A ‘Igreja pobre para os pobres’ e a não ordenação das mulheres – Por Jung Mo Sung

Após o impacto e a euforia da visita do papa Francisco ao Brasil, é tempo para reflexões. Se há alguma novidade na metodologia da Teologia da Libertação foi a pretensão (nem sempre realizada) de ser uma reflexão crítica sobre a experiência da fé no seguimento de Jesus e, portanto, das lutas pelas emancipações e libertações humanas. Após um "banho de emoções” desta visita, algumas reflexões críticas.

Uma das grandes diferenças entre a visita do papa Francisco em relação às visitas dos papas João Paulo II e Bento XVI foi o tamanho dos discursos e sermões entre eles. Papa Francisco parece acreditar mais em gestos simbólicos (não artificiais ou rituais, mas espontâneos e que comunicam por si) combinados com discursos mais breves que explicitam posições que nem sempre são claras nos gestos. 

Um exemplo marcante disso foi o seu discurso no Teatro Municipal do Rio de Janeiro quando defendeu o valor do Estado Laico e as contribuições das diversas tradições religiosas para a sociedade, em uma cerimonia que contou com líderes das mais diversas tradições religiosas e setores da sociedade.

Parece que ele crê que a melhor forma de a Igreja Católica se comunicar com a sociedade hoje é a linguagem mais simbólica que expresse os valores do evangelho. Assim, a sua presença no Brasil pode ser vista realmente como uma expressão pública do seu desejo de uma "Igreja pobre e simples voltada para pobres e pessoas de boa vontade”. 

Dessa forma, a Igreja seria uma testemunha com mais credibilidade do seguimento de Jesus, aquele que nem tinha onde reclinar sua cabeça (cf. Lc 9,58). Realmente, longos discursos dogmáticos podem convencer pessoas da validade de uma doutrina, mas não convertem pessoas, nem as motivam a entrar na caminhada e luta.

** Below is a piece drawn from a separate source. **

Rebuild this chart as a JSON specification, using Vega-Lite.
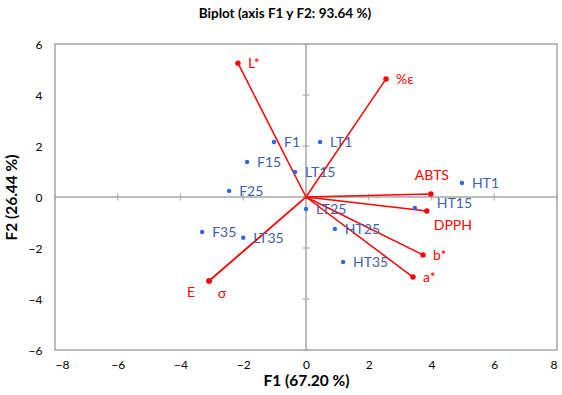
{
  "$schema": "https://vega.github.io/schema/vega-lite/v6.json",
  "autosize": "none",
  "width": 502,
  "height": 306,
  "padding": {"left": 55, "top": 44, "right": 5, "bottom": 45},
  "background": "white",
  "config": {
    "font": "Lato",
    "view": {"stroke": "#A6A6A6", "strokeWidth": 1.5},
    "axis": {"grid": false, "domain": false, "ticks": false, "labelFont": "Lato", "labelFontSize": 12, "labelColor": "#000000", "titleFont": "Lato", "titleFontSize": 15.5, "titleFontWeight": "bold", "titleColor": "#000000"}
  },
  "title": {"text": "Biplot (axis F1 y F2: 93.64 %)", "fontSize": 13.5, "fontWeight": "bold", "font": "Lato", "color": "#000000", "offset": 18, "dx": -21},
  "datasets": {
    "obs": [
      {"name": "F1", "F1": -1.02, "F2": 2.16},
      {"name": "LT1", "F1": 0.45, "F2": 2.16},
      {"name": "F15", "F1": -1.88, "F2": 1.37},
      {"name": "LT15", "F1": -0.35, "F2": 0.98},
      {"name": "F25", "F1": -2.45, "F2": 0.24},
      {"name": "LT25", "F1": 0.0, "F2": -0.47},
      {"name": "F35", "F1": -3.31, "F2": -1.37},
      {"name": "LT35", "F1": -2.0, "F2": -1.6},
      {"name": "HT25", "F1": 0.92, "F2": -1.25},
      {"name": "HT35", "F1": 1.18, "F2": -2.55},
      {"name": "HT1", "F1": 4.97, "F2": 0.55},
      {"name": "HT15", "F1": 3.47, "F2": -0.43}
    ],
    "vars": [
      {"name": "L*", "F1": -2.17, "F2": 5.25},
      {"name": "%ε", "F1": 2.55, "F2": 4.63},
      {"name": "ABTS", "F1": 3.98, "F2": 0.12},
      {"name": "DPPH", "F1": 3.85, "F2": -0.55},
      {"name": "b*", "F1": 3.73, "F2": -2.27},
      {"name": "a*", "F1": 3.41, "F2": -3.14},
      {"name": "E", "F1": -3.09, "F2": -3.29},
      {"name": "σ", "F1": -3.09, "F2": -3.29}
    ],
    "zero": [{"v": 0}],
    "xticks": [{"v": -8}, {"v": -6}, {"v": -4}, {"v": -2}, {"v": 0}, {"v": 2}, {"v": 4}, {"v": 6}, {"v": 8}],
    "yticks": [{"v": -6}, {"v": -4}, {"v": -2}, {"v": 0}, {"v": 2}, {"v": 4}, {"v": 6}]
  },
  "layer": [
    {
      "data": {"name": "obs"},
      "mark": {"type": "point", "opacity": 0},
      "encoding": {
        "x": {"field": "F1", "type": "quantitative", "scale": {"domain": [-8, 8], "nice": false, "zero": false}, "axis": {"values": [-8, -6, -4, -2, 0, 2, 4, 6, 8], "labelPadding": 9, "titlePadding": 3, "title": "F1 (67.20 %)"}},
        "y": {"field": "F2", "type": "quantitative", "scale": {"domain": [-6, 6], "nice": false, "zero": false}, "axis": {"values": [-6, -4, -2, 0, 2, 4, 6], "labelPadding": 13, "titlePadding": 9, "title": "F2 (26.44 %)"}}
      }
    },
    {
      "data": {"name": "zero"},
      "mark": {"type": "rule", "color": "#A6A6A6", "strokeWidth": 1.5},
      "encoding": {"y": {"field": "v", "type": "quantitative"}}
    },
    {
      "data": {"name": "zero"},
      "mark": {"type": "rule", "color": "#A6A6A6", "strokeWidth": 1.5},
      "encoding": {"x": {"field": "v", "type": "quantitative"}}
    },
    {
      "data": {"name": "xticks"},
      "mark": {"type": "tick", "orient": "vertical", "size": 7, "color": "#A6A6A6", "thickness": 1.5},
      "encoding": {"x": {"field": "v", "type": "quantitative"}, "y": {"datum": 0, "type": "quantitative"}}
    },
    {
      "data": {"name": "yticks"},
      "mark": {"type": "tick", "orient": "horizontal", "size": 7, "color": "#A6A6A6", "thickness": 1.5},
      "encoding": {"y": {"field": "v", "type": "quantitative"}, "x": {"datum": 0, "type": "quantitative"}}
    },
    {
      "data": {"name": "vars"},
      "mark": {"type": "rule", "color": "#FF0000", "strokeWidth": 1.5},
      "encoding": {
        "x": {"field": "F1", "type": "quantitative"},
        "y": {"field": "F2", "type": "quantitative"},
        "x2": {"datum": 0},
        "y2": {"datum": 0}
      }
    },
    {
      "data": {"name": "vars"},
      "mark": {"type": "circle", "color": "#FF0000", "opacity": 1, "size": 30},
      "encoding": {"x": {"field": "F1", "type": "quantitative"}, "y": {"field": "F2", "type": "quantitative"}}
    },
    {
      "data": {"name": "obs"},
      "mark": {"type": "circle", "color": "#2F66EE", "opacity": 1, "size": 20},
      "encoding": {"x": {"field": "F1", "type": "quantitative"}, "y": {"field": "F2", "type": "quantitative"}}
    },
    {
      "data": {"name": "obs"},
      "transform": [{"filter": "datum.name !== 'HT15'"}],
      "mark": {"type": "text", "align": "left", "baseline": "middle", "dx": 10, "dy": 1, "fontSize": 14, "color": "#3F5FA8", "font": "Lato"},
      "encoding": {"x": {"field": "F1", "type": "quantitative"}, "y": {"field": "F2", "type": "quantitative"}, "text": {"field": "name"}}
    },
    {
      "data": {"name": "obs"},
      "transform": [{"filter": "datum.name === 'HT15'"}],
      "mark": {"type": "text", "align": "left", "baseline": "middle", "dx": 22, "dy": -4, "fontSize": 14, "color": "#3F5FA8", "font": "Lato"},
      "encoding": {"x": {"field": "F1", "type": "quantitative"}, "y": {"field": "F2", "type": "quantitative"}, "text": {"field": "name"}}
    },
    {
      "data": {"name": "vars"},
      "transform": [{"filter": "indexof(['L*', '%ε', 'b*', 'a*'], datum.name) >= 0"}],
      "mark": {"type": "text", "align": "left", "baseline": "middle", "dx": 10, "dy": 1, "fontSize": 14, "color": "#FF0000", "font": "Lato"},
      "encoding": {"x": {"field": "F1", "type": "quantitative"}, "y": {"field": "F2", "type": "quantitative"}, "text": {"field": "name"}}
    },
    {
      "data": {"name": "vars"},
      "transform": [{"filter": "datum.name === 'ABTS'"}],
      "mark": {"type": "text", "align": "center", "baseline": "middle", "dx": 1, "dy": -18, "fontSize": 14, "color": "#FF0000", "font": "Lato"},
      "encoding": {"x": {"field": "F1", "type": "quantitative"}, "y": {"field": "F2", "type": "quantitative"}, "text": {"field": "name"}}
    },
    {
      "data": {"name": "vars"},
      "transform": [{"filter": "datum.name === 'DPPH'"}],
      "mark": {"type": "text", "align": "left", "baseline": "middle", "dx": 7, "dy": 15, "fontSize": 14, "color": "#FF0000", "font": "Lato"},
      "encoding": {"x": {"field": "F1", "type": "quantitative"}, "y": {"field": "F2", "type": "quantitative"}, "text": {"field": "name"}}
    },
    {
      "data": {"name": "vars"},
      "transform": [{"filter": "datum.name === 'E'"}],
      "mark": {"type": "text", "align": "center", "baseline": "middle", "dx": -18, "dy": 12, "fontSize": 14, "color": "#FF0000", "font": "Lato"},
      "encoding": {"x": {"field": "F1", "type": "quantitative"}, "y": {"field": "F2", "type": "quantitative"}, "text": {"field": "name"}}
    },
    {
      "data": {"name": "vars"},
      "transform": [{"filter": "datum.name === 'σ'"}],
      "mark": {"type": "text", "align": "center", "baseline": "middle", "dx": 13, "dy": 13, "fontSize": 14, "color": "#FF0000", "font": "Lato"},
      "encoding": {"x": {"field": "F1", "type": "quantitative"}, "y": {"field": "F2", "type": "quantitative"}, "text": {"field": "name"}}
    }
  ]
}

Se os gestos e posições simbólicos são tão fundamentais na transmissão de mensagens que vão além da descrição do que existe, que levam as pessoas a perceber a vontade de Deus e a lutar pela realização dessa vontade na terra, eu me pergunto qual será a mensagem que a Igreja transmite ao mundo quando trata a não ordenação presbiteral das mulheres como algo definitivo.

Quando se discute o fim do celibato obrigatório e a ordenação dos homens casados, o que estão no centro do debate é se a vocação e a ordenação presbiteral estão subordinados ao celibato. Isto é, a opção de aceitar o celibato, uma decisão pessoal, é ou não condição necessária para a ordenação. 

Mas, quando se discute a ordenação ou não das mulheres, não está em discussão se há alguma exigência de ordem de decisão pessoal (aceitar ou não o celibato ou qualquer outra exigência), mas se as mulheres como tais são aptas ou não receber a ordenação. O que implica também se as mulheres são passíveis ou não de serem chamadas, vocacionadas, por Deus para o serviço de presbíteras na comunidade.

Ao tratar a não ordenação das mulheres como algo definitivo e não histórico ou cultural, a Igreja está dizendo ao mundo, através desse "gesto simbólico”, que há um problema "ontológico” com as mulheres que não lhes permitem ser cogitadas por Deus para serem vocacionadas à ordenação. Pareceria que Deus tem algum problema ou restrição em relação ao "ser” das mulheres; parece que Deus não quer ou não pode chamar mulheres para a ordenação.

Não trato aqui do debate doutrinário sobre a ordenação de homens e/ou mulheres; nem o papel do presbítero/clero na comunidade cristã, mas a mensagem que a sociedade percebe no "gesto simbólico” de dar como definitiva a não ordenação das mulheres. Muito menos quero discutir aqui as razões teológicas ou de política eclesiástica que levaram papa Francisco a dizer rapidamente que essa questão está resolvida. O que quero apontar é que, com essa posição, a Igreja Católica confunde a sociedade. 

Pois, se a "Igreja pobre para os pobres” testemunha a vida simples e pobre de Jesus na sua pregação do Reino de Deus, a Igreja que não pode ordenar mulheres não testemunha o ensinamento neotestamentário de que entre os batizados em Cristo "não há mais judeus ou gregos, nem servos ou livre, nem homens e mulheres; porque todos vós sois um em Cristo Jesus” (Gal 3,27-28).